The following graphs illustrate a district that is showing growth at the expected rate and maintaining the status quo, and another that is showing growth that is better than the expected rate and which can expect to show improvement over the previous year with regard to the percent of students passing the statewide assessment.
District A: Showing growth but maintaining the status quo
District B: Showing growth AND improvement
Different rates for different grade levels
There has been a great deal of research regarding the amount of growth in terms of scaled scores that can be expected within and across various grade levels and the results have been mixed. When IRT methods are used in calculating scaled scores, it has generally been found that the relative amount of change in scaled scores from one grade level to the next tends to decrease at the higher grade levels (Kolen & Brennan, 2004). ATI applies IRT methodology and has also observed that the rate of increase in student performance in terms of scaled scores tends to decrease at the higher grade levels. The graph that follows presents the mean scaled score on the first and third benchmark assessments within the 2007-08 school year for grades, 1, 3, 5, and 8. The sample consisted of approximately 25,000 students per grade.
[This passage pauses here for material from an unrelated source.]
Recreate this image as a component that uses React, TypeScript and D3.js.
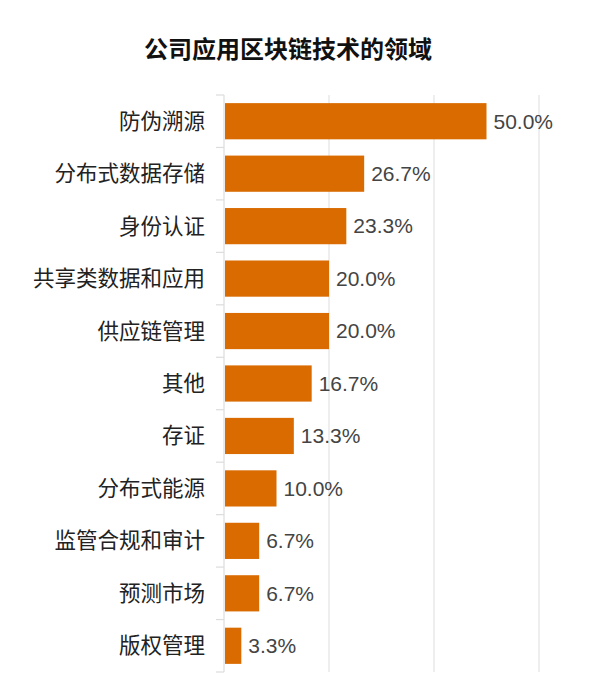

It should be noted that the slower rate of growth at the higher grade levels does not necessarily imply that students’ ability to learn decreases at the upper grades. The decrease in the growth rate may, for example, be a side effect of the methodology that is used in the raw-to-scale score conversion (Kolen, 2006). Regardless, the pattern is a stable one that provides a reliable measure against which to compare the growth of individual students or groups of students.
I’d love to hear other thoughts on monitoring intervention efforts. What has been helpful? What has not? What might be helpful in the future?
Kolen, M.J. (2006). Scaling and norming. In R.L. Brennan (Ed.), Educational Measurement (pp. 155-186). Westport, CT: American Council on Education and Praeger Publishers, jointly.
Kolen, M.J. & Brennan, R.L. (2004). Test equating, scaling, and linking: methods and practices (2nd ed.). New York: Springer.